## EXERCISE TASK:
Leave out the pictures and restate the rest of the data exactly.

•••••

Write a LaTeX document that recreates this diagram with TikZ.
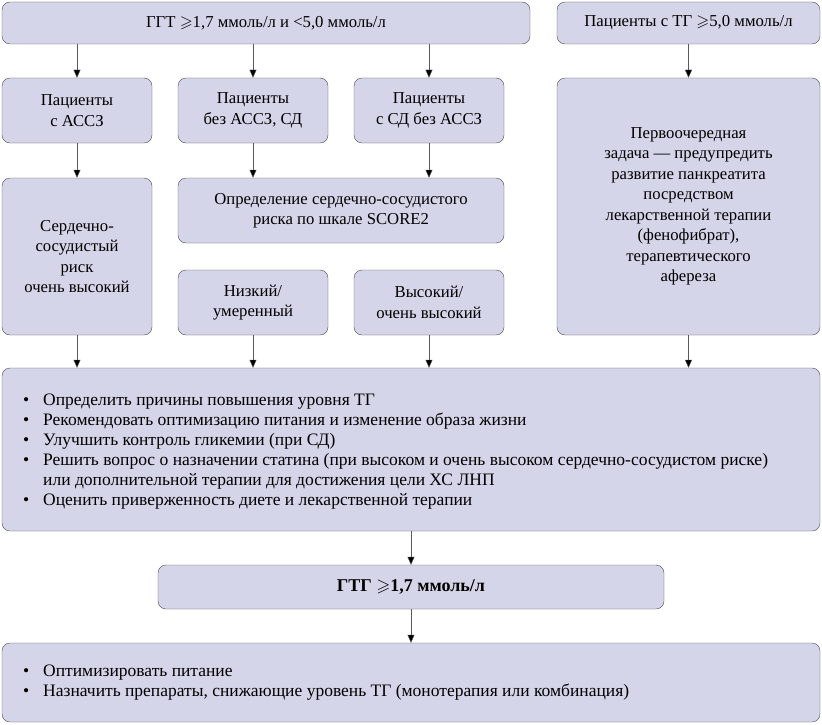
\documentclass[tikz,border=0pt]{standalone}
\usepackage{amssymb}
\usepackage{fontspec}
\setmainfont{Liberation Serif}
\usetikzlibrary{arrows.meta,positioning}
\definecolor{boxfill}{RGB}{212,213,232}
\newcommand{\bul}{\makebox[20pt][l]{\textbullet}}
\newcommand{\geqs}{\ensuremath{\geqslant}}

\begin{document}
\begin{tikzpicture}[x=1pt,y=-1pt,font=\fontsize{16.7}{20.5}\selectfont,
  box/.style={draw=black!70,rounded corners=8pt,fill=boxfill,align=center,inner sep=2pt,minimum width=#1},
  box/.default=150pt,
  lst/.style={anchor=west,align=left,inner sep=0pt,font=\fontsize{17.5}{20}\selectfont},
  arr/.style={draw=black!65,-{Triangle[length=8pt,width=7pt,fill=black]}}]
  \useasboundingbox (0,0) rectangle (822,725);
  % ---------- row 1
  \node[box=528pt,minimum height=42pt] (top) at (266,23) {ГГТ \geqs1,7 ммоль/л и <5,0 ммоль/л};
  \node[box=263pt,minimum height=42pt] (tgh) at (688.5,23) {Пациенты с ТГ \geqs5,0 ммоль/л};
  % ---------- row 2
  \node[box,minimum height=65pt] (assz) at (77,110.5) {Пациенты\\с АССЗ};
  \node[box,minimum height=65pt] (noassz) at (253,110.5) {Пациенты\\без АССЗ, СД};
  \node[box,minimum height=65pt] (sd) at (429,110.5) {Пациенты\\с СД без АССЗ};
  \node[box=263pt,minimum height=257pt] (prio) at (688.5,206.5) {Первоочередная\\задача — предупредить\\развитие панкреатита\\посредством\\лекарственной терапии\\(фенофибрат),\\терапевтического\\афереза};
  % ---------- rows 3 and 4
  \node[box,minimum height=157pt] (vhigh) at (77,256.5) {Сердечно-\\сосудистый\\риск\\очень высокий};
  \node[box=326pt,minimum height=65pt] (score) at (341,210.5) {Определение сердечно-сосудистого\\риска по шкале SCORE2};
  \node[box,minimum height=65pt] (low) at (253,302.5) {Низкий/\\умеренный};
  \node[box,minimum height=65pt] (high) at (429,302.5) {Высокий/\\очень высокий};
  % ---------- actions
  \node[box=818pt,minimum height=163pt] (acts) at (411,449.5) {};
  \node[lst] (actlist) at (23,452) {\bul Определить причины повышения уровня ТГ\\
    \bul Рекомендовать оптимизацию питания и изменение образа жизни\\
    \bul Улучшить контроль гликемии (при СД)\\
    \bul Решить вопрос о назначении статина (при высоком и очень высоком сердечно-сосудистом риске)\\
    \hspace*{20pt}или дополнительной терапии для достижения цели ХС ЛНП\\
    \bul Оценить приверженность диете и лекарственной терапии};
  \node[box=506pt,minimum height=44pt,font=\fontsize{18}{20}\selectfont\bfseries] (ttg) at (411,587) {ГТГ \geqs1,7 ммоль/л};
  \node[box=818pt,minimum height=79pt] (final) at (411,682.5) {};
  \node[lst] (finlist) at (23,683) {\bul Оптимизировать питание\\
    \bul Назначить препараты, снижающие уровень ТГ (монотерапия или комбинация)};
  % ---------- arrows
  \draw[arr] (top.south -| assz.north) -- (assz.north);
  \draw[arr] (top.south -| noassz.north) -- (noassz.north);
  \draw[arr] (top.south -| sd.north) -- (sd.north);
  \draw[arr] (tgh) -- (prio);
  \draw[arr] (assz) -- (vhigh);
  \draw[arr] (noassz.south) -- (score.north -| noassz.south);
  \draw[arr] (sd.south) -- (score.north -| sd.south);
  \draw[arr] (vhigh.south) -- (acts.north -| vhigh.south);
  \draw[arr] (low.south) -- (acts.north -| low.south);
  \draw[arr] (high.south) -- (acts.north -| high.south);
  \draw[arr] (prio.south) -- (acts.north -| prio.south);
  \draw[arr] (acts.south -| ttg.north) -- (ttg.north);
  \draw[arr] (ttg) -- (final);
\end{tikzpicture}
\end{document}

•••••

## EXERCISE SOLUTION:
Write a LaTeX document that recreates this diagram with TikZ.
\documentclass[tikz,border=0pt]{standalone}
\usepackage{amssymb}
\usepackage{fontspec}
\setmainfont{Liberation Serif}
\usetikzlibrary{arrows.meta,positioning}
\definecolor{boxfill}{RGB}{212,213,232}
\newcommand{\bul}{\makebox[20pt][l]{\textbullet}}
\newcommand{\geqs}{\ensuremath{\geqslant}}

\begin{document}
\begin{tikzpicture}[x=1pt,y=-1pt,font=\fontsize{16.7}{20.5}\selectfont,
  box/.style={draw=black!70,rounded corners=8pt,fill=boxfill,align=center,inner sep=2pt,minimum width=#1},
  box/.default=150pt,
  lst/.style={anchor=west,align=left,inner sep=0pt,font=\fontsize{17.5}{20}\selectfont},
  arr/.style={draw=black!65,-{Triangle[length=8pt,width=7pt,fill=black]}}]
  \useasboundingbox (0,0) rectangle (822,725);
  % ---------- row 1
  \node[box=528pt,minimum height=42pt] (top) at (266,23) {ГГТ \geqs1,7 ммоль/л и <5,0 ммоль/л};
  \node[box=263pt,minimum height=42pt] (tgh) at (688.5,23) {Пациенты с ТГ \geqs5,0 ммоль/л};
  % ---------- row 2
  \node[box,minimum height=65pt] (assz) at (77,110.5) {Пациенты\\с АССЗ};
  \node[box,minimum height=65pt] (noassz) at (253,110.5) {Пациенты\\без АССЗ, СД};
  \node[box,minimum height=65pt] (sd) at (429,110.5) {Пациенты\\с СД без АССЗ};
  \node[box=263pt,minimum height=257pt] (prio) at (688.5,206.5) {Первоочередная\\задача — предупредить\\развитие панкреатита\\посредством\\лекарственной терапии\\(фенофибрат),\\терапевтического\\афереза};
  % ---------- rows 3 and 4
  \node[box,minimum height=157pt] (vhigh) at (77,256.5) {Сердечно-\\сосудистый\\риск\\очень высокий};
  \node[box=326pt,minimum height=65pt] (score) at (341,210.5) {Определение сердечно-сосудистого\\риска по шкале SCORE2};
  \node[box,minimum height=65pt] (low) at (253,302.5) {Низкий/\\умеренный};
  \node[box,minimum height=65pt] (high) at (429,302.5) {Высокий/\\очень высокий};
  % ---------- actions
  \node[box=818pt,minimum height=163pt] (acts) at (411,449.5) {};
  \node[lst] (actlist) at (23,452) {\bul Определить причины повышения уровня ТГ\\
    \bul Рекомендовать оптимизацию питания и изменение образа жизни\\
    \bul Улучшить контроль гликемии (при СД)\\
    \bul Решить вопрос о назначении статина (при высоком и очень высоком сердечно-сосудистом риске)\\
    \hspace*{20pt}или дополнительной терапии для достижения цели ХС ЛНП\\
    \bul Оценить приверженность диете и лекарственной терапии};
  \node[box=506pt,minimum height=44pt,font=\fontsize{18}{20}\selectfont\bfseries] (ttg) at (411,587) {ГТГ \geqs1,7 ммоль/л};
  \node[box=818pt,minimum height=79pt] (final) at (411,682.5) {};
  \node[lst] (finlist) at (23,683) {\bul Оптимизировать питание\\
    \bul Назначить препараты, снижающие уровень ТГ (монотерапия или комбинация)};
  % ---------- arrows
  \draw[arr] (top.south -| assz.north) -- (assz.north);
  \draw[arr] (top.south -| noassz.north) -- (noassz.north);
  \draw[arr] (top.south -| sd.north) -- (sd.north);
  \draw[arr] (tgh) -- (prio);
  \draw[arr] (assz) -- (vhigh);
  \draw[arr] (noassz.south) -- (score.north -| noassz.south);
  \draw[arr] (sd.south) -- (score.north -| sd.south);
  \draw[arr] (vhigh.south) -- (acts.north -| vhigh.south);
  \draw[arr] (low.south) -- (acts.north -| low.south);
  \draw[arr] (high.south) -- (acts.north -| high.south);
  \draw[arr] (prio.south) -- (acts.north -| prio.south);
  \draw[arr] (acts.south -| ttg.north) -- (ttg.north);
  \draw[arr] (ttg) -- (final);
\end{tikzpicture}
\end{document}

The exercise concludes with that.